> _Data section_:
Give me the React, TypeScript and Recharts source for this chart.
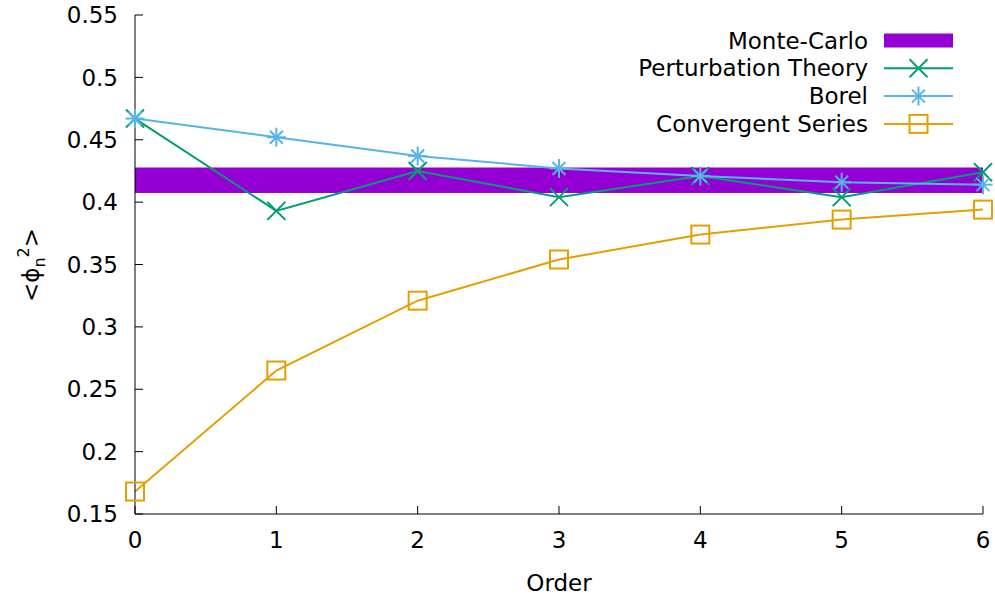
import React from "react";
import {
  LineChart,
  Line,
  XAxis,
  YAxis,
  ReferenceArea,
} from "recharts";

const ORDERS = [0, 1, 2, 3, 4, 5, 6];
const PERTURBATION = [0.467, 0.393, 0.425, 0.404, 0.421, 0.404, 0.424];
const BOREL = [0.467, 0.452, 0.437, 0.427, 0.421, 0.416, 0.414];
const CONVERGENT = [0.168, 0.265, 0.321, 0.354, 0.374, 0.386, 0.394];
const MC_LOW = 0.4074;
const MC_HIGH = 0.4278;
const Y_TICKS = [0.15, 0.2, 0.25, 0.3, 0.35, 0.4, 0.45, 0.5, 0.55];
const Y_TICK_LABELS = ["0.15", "0.2", "0.25", "0.3", "0.35", "0.4", "0.45", "0.5", "0.55"];

const FONT = "'DejaVu Sans', Verdana, sans-serif";
const FS = 23;

const COLORS = {
  mc: "#9400d3",
  pert: "#009e73",
  borel: "#56b4e9",
  conv: "#e69f00",
  axis: "#000000",
};

const data = ORDERS.map((order, i) => ({
  order,
  pert: PERTURBATION[i],
  borel: BOREL[i],
  conv: CONVERGENT[i],
}));

function CrossDot({ cx, cy }: any) {
  const s = 9;
  return (
    <g stroke={COLORS.pert} strokeWidth={2}>
      <line x1={cx - s} y1={cy - s} x2={cx + s} y2={cy + s} />
      <line x1={cx - s} y1={cy + s} x2={cx + s} y2={cy - s} />
    </g>
  );
}

function StarDot({ cx, cy }: any) {
  const s = 9.5;
  const d = 6.5;
  return (
    <g stroke={COLORS.borel} strokeWidth={2}>
      <line x1={cx - s} y1={cy} x2={cx + s} y2={cy} />
      <line x1={cx} y1={cy - s} x2={cx} y2={cy + s} />
      <line x1={cx - d} y1={cy - d} x2={cx + d} y2={cy + d} />
      <line x1={cx - d} y1={cy + d} x2={cx + d} y2={cy - d} />
    </g>
  );
}

function SquareDot({ cx, cy }: any) {
  const s = 9;
  return (
    <rect
      x={cx - s}
      y={cy - s}
      width={2 * s}
      height={2 * s}
      fill="none"
      stroke={COLORS.conv}
      strokeWidth={2}
    />
  );
}

const emptyTick = () => <g />;

function YLabel() {
  return (
    <text
      transform="translate(39,265) rotate(-90)"
      textAnchor="middle"
      fontFamily={FONT}
      fontSize={FS}
      fill="#000"
    >
      {"<ϕ"}
      <tspan fontSize={16} dy={6}>n</tspan>
      <tspan fontSize={16} dy={-16}>2</tspan>
      <tspan dy={10}>{">"}</tspan>
    </text>
  );
}

function LegendBox() {
  const rows = [
    { label: "Monte-Carlo", key: "mc" },
    { label: "Perturbation Theory", key: "pert" },
    { label: "Borel", key: "borel" },
    { label: "Convergent Series", key: "conv" },
  ];
  const x0 = 884;
  const x1 = 953;
  const xm = (x0 + x1) / 2;
  return (
    <svg
      width={995}
      height={601}
      style={{ position: "absolute", left: 0, top: 0, pointerEvents: "none" }}
    >
      {rows.map((r, i) => {
        const cy = 40.5 + i * 27.8;
        return (
          <g key={r.key}>
            <text
              x={868}
              y={cy + 8}
              textAnchor="end"
              fontFamily={FONT}
              fontSize={FS}
              fill="#000"
            >
              {r.label}
            </text>
            {r.key === "mc" ? (
              <rect x={x0} y={cy - 7} width={x1 - x0} height={14} fill={COLORS.mc} />
            ) : (
              <g>
                <line
                  x1={x0}
                  y1={cy}
                  x2={x1}
                  y2={cy}
                  stroke={(COLORS as any)[r.key]}
                  strokeWidth={2}
                />
                {r.key === "pert" && <CrossDot cx={xm} cy={cy} />}
                {r.key === "borel" && <StarDot cx={xm} cy={cy} />}
                {r.key === "conv" && <SquareDot cx={xm} cy={cy} />}
              </g>
            )}
          </g>
        );
      })}
    </svg>
  );
}

export default function App() {
  const tickStyle = { fontSize: FS, fill: "#000", fontFamily: FONT };
  return (
    <div
      style={{
        position: "absolute",
        left: 0,
        top: 0,
        width: 995,
        height: 601,
        background: "#fff",
      }}
    >
      <LineChart
        width={995}
        height={601}
        data={data}
        margin={{ top: 15, right: 12, left: 55, bottom: 7 }}
      >
        <ReferenceArea
          x1={0}
          x2={6}
          y1={MC_LOW}
          y2={MC_HIGH}
          fill={COLORS.mc}
          fillOpacity={1}
          stroke="none"
          ifOverflow="visible"
        />
        <XAxis
          dataKey="order"
          type="number"
          domain={[0, 6]}
          ticks={ORDERS}
          height={80}
          tickSize={-8}
          tickMargin={26}
          tick={tickStyle}
          stroke={COLORS.axis}
          tickLine={{ stroke: COLORS.axis }}
          label={{
            value: "Order",
            position: "insideBottom",
            offset: 3,
            fontSize: FS,
            fill: "#000",
            fontFamily: FONT,
          }}
        />
        <XAxis
          xAxisId="top"
          orientation="top"
          type="number"
          domain={[0, 6]}
          ticks={ORDERS}
          height={0}
          tickSize={-8}
          tick={emptyTick}
          stroke={COLORS.axis}
        />
        <YAxis
          type="number"
          domain={[0.15, 0.55]}
          ticks={Y_TICKS}
          tickFormatter={(v: number) => Y_TICK_LABELS[Y_TICKS.indexOf(v)] ?? String(v)}
          width={80}
          tickSize={-8}
          tickMargin={25}
          tick={tickStyle}
          stroke={COLORS.axis}
          interval={0}
        />
        <YAxis
          yAxisId="right"
          orientation="right"
          type="number"
          domain={[0.15, 0.55]}
          ticks={Y_TICKS}
          width={0}
          tickSize={-8}
          tick={emptyTick}
          stroke={COLORS.axis}
          interval={0}
        />
        <Line
          type="linear"
          dataKey="pert"
          stroke={COLORS.pert}
          strokeWidth={2}
          dot={<CrossDot />}
          isAnimationActive={false}
        />
        <Line
          type="linear"
          dataKey="borel"
          stroke={COLORS.borel}
          strokeWidth={2}
          dot={<StarDot />}
          isAnimationActive={false}
        />
        <Line
          type="linear"
          dataKey="conv"
          stroke={COLORS.conv}
          strokeWidth={2}
          dot={<SquareDot />}
          isAnimationActive={false}
        />
      </LineChart>
      <svg
        width={995}
        height={601}
        style={{ position: "absolute", left: 0, top: 0, pointerEvents: "none" }}
      >
        <YLabel />
      </svg>
      <LegendBox />
    </div>
  );
}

> _Task requirements_: Exclude the images, then output the data above word for word.

> _Response_:
Give me the React, TypeScript and Recharts source for this chart.
import React from "react";
import {
  LineChart,
  Line,
  XAxis,
  YAxis,
  ReferenceArea,
} from "recharts";

const ORDERS = [0, 1, 2, 3, 4, 5, 6];
const PERTURBATION = [0.467, 0.393, 0.425, 0.404, 0.421, 0.404, 0.424];
const BOREL = [0.467, 0.452, 0.437, 0.427, 0.421, 0.416, 0.414];
const CONVERGENT = [0.168, 0.265, 0.321, 0.354, 0.374, 0.386, 0.394];
const MC_LOW = 0.4074;
const MC_HIGH = 0.4278;
const Y_TICKS = [0.15, 0.2, 0.25, 0.3, 0.35, 0.4, 0.45, 0.5, 0.55];
const Y_TICK_LABELS = ["0.15", "0.2", "0.25", "0.3", "0.35", "0.4", "0.45", "0.5", "0.55"];

const FONT = "'DejaVu Sans', Verdana, sans-serif";
const FS = 23;

const COLORS = {
  mc: "#9400d3",
  pert: "#009e73",
  borel: "#56b4e9",
  conv: "#e69f00",
  axis: "#000000",
};

const data = ORDERS.map((order, i) => ({
  order,
  pert: PERTURBATION[i],
  borel: BOREL[i],
  conv: CONVERGENT[i],
}));

function CrossDot({ cx, cy }: any) {
  const s = 9;
  return (
    <g stroke={COLORS.pert} strokeWidth={2}>
      <line x1={cx - s} y1={cy - s} x2={cx + s} y2={cy + s} />
      <line x1={cx - s} y1={cy + s} x2={cx + s} y2={cy - s} />
    </g>
  );
}

function StarDot({ cx, cy }: any) {
  const s = 9.5;
  const d = 6.5;
  return (
    <g stroke={COLORS.borel} strokeWidth={2}>
      <line x1={cx - s} y1={cy} x2={cx + s} y2={cy} />
      <line x1={cx} y1={cy - s} x2={cx} y2={cy + s} />
      <line x1={cx - d} y1={cy - d} x2={cx + d} y2={cy + d} />
      <line x1={cx - d} y1={cy + d} x2={cx + d} y2={cy - d} />
    </g>
  );
}

function SquareDot({ cx, cy }: any) {
  const s = 9;
  return (
    <rect
      x={cx - s}
      y={cy - s}
      width={2 * s}
      height={2 * s}
      fill="none"
      stroke={COLORS.conv}
      strokeWidth={2}
    />
  );
}

const emptyTick = () => <g />;

function YLabel() {
  return (
    <text
      transform="translate(39,265) rotate(-90)"
      textAnchor="middle"
      fontFamily={FONT}
      fontSize={FS}
      fill="#000"
    >
      {"<ϕ"}
      <tspan fontSize={16} dy={6}>n</tspan>
      <tspan fontSize={16} dy={-16}>2</tspan>
      <tspan dy={10}>{">"}</tspan>
    </text>
  );
}

function LegendBox() {
  const rows = [
    { label: "Monte-Carlo", key: "mc" },
    { label: "Perturbation Theory", key: "pert" },
    { label: "Borel", key: "borel" },
    { label: "Convergent Series", key: "conv" },
  ];
  const x0 = 884;
  const x1 = 953;
  const xm = (x0 + x1) / 2;
  return (
    <svg
      width={995}
      height={601}
      style={{ position: "absolute", left: 0, top: 0, pointerEvents: "none" }}
    >
      {rows.map((r, i) => {
        const cy = 40.5 + i * 27.8;
        return (
          <g key={r.key}>
            <text
              x={868}
              y={cy + 8}
              textAnchor="end"
              fontFamily={FONT}
              fontSize={FS}
              fill="#000"
            >
              {r.label}
            </text>
            {r.key === "mc" ? (
              <rect x={x0} y={cy - 7} width={x1 - x0} height={14} fill={COLORS.mc} />
            ) : (
              <g>
                <line
                  x1={x0}
                  y1={cy}
                  x2={x1}
                  y2={cy}
                  stroke={(COLORS as any)[r.key]}
                  strokeWidth={2}
                />
                {r.key === "pert" && <CrossDot cx={xm} cy={cy} />}
                {r.key === "borel" && <StarDot cx={xm} cy={cy} />}
                {r.key === "conv" && <SquareDot cx={xm} cy={cy} />}
              </g>
            )}
          </g>
        );
      })}
    </svg>
  );
}

export default function App() {
  const tickStyle = { fontSize: FS, fill: "#000", fontFamily: FONT };
  return (
    <div
      style={{
        position: "absolute",
        left: 0,
        top: 0,
        width: 995,
        height: 601,
        background: "#fff",
      }}
    >
      <LineChart
        width={995}
        height={601}
        data={data}
        margin={{ top: 15, right: 12, left: 55, bottom: 7 }}
      >
        <ReferenceArea
          x1={0}
          x2={6}
          y1={MC_LOW}
          y2={MC_HIGH}
          fill={COLORS.mc}
          fillOpacity={1}
          stroke="none"
          ifOverflow="visible"
        />
        <XAxis
          dataKey="order"
          type="number"
          domain={[0, 6]}
          ticks={ORDERS}
          height={80}
          tickSize={-8}
          tickMargin={26}
          tick={tickStyle}
          stroke={COLORS.axis}
          tickLine={{ stroke: COLORS.axis }}
          label={{
            value: "Order",
            position: "insideBottom",
            offset: 3,
            fontSize: FS,
            fill: "#000",
            fontFamily: FONT,
          }}
        />
        <XAxis
          xAxisId="top"
          orientation="top"
          type="number"
          domain={[0, 6]}
          ticks={ORDERS}
          height={0}
          tickSize={-8}
          tick={emptyTick}
          stroke={COLORS.axis}
        />
        <YAxis
          type="number"
          domain={[0.15, 0.55]}
          ticks={Y_TICKS}
          tickFormatter={(v: number) => Y_TICK_LABELS[Y_TICKS.indexOf(v)] ?? String(v)}
          width={80}
          tickSize={-8}
          tickMargin={25}
          tick={tickStyle}
          stroke={COLORS.axis}
          interval={0}
        />
        <YAxis
          yAxisId="right"
          orientation="right"
          type="number"
          domain={[0.15, 0.55]}
          ticks={Y_TICKS}
          width={0}
          tickSize={-8}
          tick={emptyTick}
          stroke={COLORS.axis}
          interval={0}
        />
        <Line
          type="linear"
          dataKey="pert"
          stroke={COLORS.pert}
          strokeWidth={2}
          dot={<CrossDot />}
          isAnimationActive={false}
        />
        <Line
          type="linear"
          dataKey="borel"
          stroke={COLORS.borel}
          strokeWidth={2}
          dot={<StarDot />}
          isAnimationActive={false}
        />
        <Line
          type="linear"
          dataKey="conv"
          stroke={COLORS.conv}
          strokeWidth={2}
          dot={<SquareDot />}
          isAnimationActive={false}
        />
      </LineChart>
      <svg
        width={995}
        height={601}
        style={{ position: "absolute", left: 0, top: 0, pointerEvents: "none" }}
      >
        <YLabel />
      </svg>
      <LegendBox />
    </div>
  );
}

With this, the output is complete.